Work to complete:
Gather all lines with the word "this" in them.

===== Records shown

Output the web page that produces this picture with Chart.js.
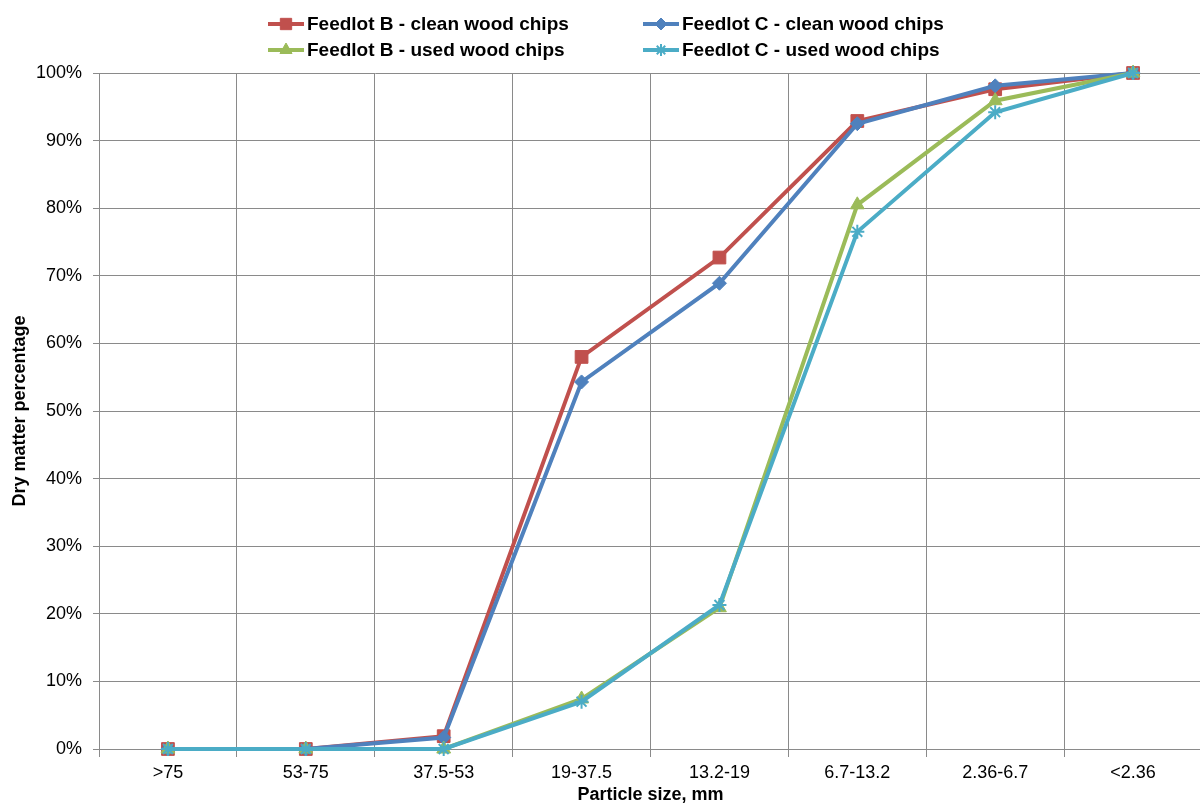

==========
===== Records shown

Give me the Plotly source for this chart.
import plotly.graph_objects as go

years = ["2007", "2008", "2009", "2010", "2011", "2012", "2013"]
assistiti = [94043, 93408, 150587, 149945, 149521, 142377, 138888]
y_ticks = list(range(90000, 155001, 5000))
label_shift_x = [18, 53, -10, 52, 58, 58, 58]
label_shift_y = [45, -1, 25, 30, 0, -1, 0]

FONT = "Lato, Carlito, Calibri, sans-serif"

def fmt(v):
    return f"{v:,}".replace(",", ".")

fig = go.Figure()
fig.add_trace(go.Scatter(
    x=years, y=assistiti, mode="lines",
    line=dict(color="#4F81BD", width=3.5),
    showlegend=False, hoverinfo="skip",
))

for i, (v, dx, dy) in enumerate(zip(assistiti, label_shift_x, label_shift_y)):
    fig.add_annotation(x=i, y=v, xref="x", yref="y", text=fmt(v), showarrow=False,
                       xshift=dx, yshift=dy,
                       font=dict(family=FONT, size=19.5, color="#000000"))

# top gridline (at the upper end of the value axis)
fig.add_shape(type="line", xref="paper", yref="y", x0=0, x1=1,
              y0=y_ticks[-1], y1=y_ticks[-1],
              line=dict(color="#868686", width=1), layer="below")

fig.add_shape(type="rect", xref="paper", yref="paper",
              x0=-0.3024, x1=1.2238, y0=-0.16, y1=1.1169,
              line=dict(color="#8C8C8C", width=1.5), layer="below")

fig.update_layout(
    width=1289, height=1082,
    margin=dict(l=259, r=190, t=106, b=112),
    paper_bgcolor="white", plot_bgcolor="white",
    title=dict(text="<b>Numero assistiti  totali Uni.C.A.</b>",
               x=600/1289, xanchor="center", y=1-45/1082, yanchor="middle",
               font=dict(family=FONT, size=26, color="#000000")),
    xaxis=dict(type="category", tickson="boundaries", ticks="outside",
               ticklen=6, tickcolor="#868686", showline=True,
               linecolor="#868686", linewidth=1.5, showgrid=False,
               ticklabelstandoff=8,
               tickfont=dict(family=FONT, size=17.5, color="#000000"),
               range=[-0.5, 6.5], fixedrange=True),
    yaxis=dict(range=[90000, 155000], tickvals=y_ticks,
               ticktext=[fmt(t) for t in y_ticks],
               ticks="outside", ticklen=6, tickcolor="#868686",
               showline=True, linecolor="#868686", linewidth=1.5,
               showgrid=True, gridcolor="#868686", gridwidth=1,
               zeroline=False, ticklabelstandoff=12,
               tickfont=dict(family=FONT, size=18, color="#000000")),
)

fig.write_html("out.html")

==========

Solved problem:
Output the web page that produces this picture with Chart.js.
Give me the Plotly source for this chart.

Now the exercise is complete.